Griffin and other palaeontologists targeted northern Zimbabwe on purpose because the country fell along the southern temperate climate belt. The belt was bridging a geographic gap between southern Brazil and India during the Late Triassic Age. 

Climatic bands restricted these earliest dinosaurs to southern Pangea. Later in history, the dinosaurs dispersed worldwide. The researchers developed a novel data method of testing this hypothesis of climatic dispersal barriers based on ancient geography and the dinosaurian family tree, in order to bolster the claim that climatic bands restricted the earliest dinosaurs to southern Pangea. 

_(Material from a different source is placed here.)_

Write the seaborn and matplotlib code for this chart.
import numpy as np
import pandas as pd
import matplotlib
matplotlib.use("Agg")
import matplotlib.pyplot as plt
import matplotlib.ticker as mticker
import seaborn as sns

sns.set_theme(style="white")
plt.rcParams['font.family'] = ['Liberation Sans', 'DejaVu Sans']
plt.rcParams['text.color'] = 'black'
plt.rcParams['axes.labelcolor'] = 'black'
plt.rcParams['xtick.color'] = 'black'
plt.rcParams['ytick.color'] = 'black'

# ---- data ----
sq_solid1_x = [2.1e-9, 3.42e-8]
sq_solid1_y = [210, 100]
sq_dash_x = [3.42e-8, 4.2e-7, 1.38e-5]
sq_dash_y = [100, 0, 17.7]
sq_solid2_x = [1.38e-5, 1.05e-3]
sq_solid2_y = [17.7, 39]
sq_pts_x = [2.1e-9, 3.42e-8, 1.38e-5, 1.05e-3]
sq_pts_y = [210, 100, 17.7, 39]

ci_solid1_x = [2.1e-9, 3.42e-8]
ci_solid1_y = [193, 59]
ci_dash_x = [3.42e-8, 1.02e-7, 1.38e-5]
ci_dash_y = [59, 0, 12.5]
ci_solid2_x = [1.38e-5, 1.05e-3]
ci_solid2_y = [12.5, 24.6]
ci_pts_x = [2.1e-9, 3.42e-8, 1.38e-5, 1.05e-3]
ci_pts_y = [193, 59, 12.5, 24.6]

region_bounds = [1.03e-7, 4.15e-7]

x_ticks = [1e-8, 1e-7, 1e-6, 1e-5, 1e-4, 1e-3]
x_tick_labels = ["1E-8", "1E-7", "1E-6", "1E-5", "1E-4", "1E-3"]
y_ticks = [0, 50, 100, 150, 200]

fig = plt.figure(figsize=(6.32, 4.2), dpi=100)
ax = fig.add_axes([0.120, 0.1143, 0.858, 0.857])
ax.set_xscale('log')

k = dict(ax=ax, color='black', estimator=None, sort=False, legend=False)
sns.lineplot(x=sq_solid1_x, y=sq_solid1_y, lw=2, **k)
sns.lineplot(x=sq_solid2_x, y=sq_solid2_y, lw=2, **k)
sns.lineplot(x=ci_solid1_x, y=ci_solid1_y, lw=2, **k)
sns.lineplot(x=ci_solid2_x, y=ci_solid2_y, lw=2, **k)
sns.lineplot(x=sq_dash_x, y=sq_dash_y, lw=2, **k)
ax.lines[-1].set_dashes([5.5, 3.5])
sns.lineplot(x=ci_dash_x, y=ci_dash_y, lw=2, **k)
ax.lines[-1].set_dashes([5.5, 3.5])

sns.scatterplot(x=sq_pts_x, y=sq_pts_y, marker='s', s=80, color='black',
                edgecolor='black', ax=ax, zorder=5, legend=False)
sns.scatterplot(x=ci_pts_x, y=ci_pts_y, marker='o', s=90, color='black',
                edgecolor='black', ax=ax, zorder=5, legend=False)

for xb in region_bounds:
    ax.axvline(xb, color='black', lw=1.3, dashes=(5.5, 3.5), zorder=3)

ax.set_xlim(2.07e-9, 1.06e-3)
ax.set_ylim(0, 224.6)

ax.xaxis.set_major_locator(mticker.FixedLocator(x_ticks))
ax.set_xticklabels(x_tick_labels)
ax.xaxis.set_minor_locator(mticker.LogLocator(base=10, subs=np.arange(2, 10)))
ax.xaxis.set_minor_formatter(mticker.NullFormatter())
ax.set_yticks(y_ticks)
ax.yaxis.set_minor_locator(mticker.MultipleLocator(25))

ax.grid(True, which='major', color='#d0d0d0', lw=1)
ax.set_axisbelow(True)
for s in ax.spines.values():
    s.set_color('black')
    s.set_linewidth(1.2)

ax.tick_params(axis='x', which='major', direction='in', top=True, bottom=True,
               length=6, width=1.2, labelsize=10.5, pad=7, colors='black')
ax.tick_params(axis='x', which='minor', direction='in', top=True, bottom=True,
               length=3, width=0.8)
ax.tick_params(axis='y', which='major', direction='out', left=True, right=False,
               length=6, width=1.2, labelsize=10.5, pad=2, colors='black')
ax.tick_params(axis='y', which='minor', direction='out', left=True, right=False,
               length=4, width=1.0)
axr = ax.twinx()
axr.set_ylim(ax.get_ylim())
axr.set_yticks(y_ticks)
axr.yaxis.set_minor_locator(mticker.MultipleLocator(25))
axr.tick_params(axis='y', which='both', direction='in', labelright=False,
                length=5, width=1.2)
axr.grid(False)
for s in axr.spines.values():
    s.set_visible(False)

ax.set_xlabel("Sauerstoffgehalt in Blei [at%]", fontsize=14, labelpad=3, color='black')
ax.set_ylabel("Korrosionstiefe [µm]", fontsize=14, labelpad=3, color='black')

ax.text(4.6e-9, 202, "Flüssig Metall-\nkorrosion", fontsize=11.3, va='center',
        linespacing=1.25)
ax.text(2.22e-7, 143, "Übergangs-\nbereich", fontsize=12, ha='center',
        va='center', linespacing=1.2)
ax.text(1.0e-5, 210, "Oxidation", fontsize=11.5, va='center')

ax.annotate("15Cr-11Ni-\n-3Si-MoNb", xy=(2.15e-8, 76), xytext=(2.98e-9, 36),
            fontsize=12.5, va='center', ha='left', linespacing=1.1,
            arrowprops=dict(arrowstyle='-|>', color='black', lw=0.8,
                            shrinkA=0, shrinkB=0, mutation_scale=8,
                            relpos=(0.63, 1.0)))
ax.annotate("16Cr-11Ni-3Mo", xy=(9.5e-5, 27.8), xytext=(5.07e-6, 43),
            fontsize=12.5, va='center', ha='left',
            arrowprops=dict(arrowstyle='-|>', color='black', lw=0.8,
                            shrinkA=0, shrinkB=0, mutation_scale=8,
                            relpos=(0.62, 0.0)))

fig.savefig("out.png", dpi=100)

According to the study, the breakdown of these climatic barriers, and a wave of northward dispersal of dinosaurs, coincided with a period of intense worldwide humidity, or the Carnian Pluvial Event. 

The barriers returned after this. As a result, the now-worldwide dinosaurs were restricted in their distinct provinces across Pangea for the remainder of the Triassic Period. Griffin said the researchers’ approach combines hypothesis-driven predictive fieldwork with statistical methods to independently support the hypothesis that the earliest dinosaurs were restricted by climate to just a few areas of the globe. 

Brenen Wynd, a researcher who helped build the data model, said the early history of dinosaurs was a critical group for this kind of problem. This is because there is a huge amount of physical data from fossils, and also geochemical data that previously gave a really good idea of when major deserts were present.

Michael Zondo, a curator at the Natural History Museum in Zimbabwe, said Mbiresaurus raathi is the first sauropodomorph find of its size from Zimbabwe. Otherwise, most of the sauropodomorph finds from Zimbabwe are usually of medium-to large-sized animals. 

Moira Fitzpatrick, the director of the Natural History Museum of Zimbabwe, said this is an exciting and important dinosaur find for Zimbabwe, and that the museum has been watching the scientific process unfold with great pride.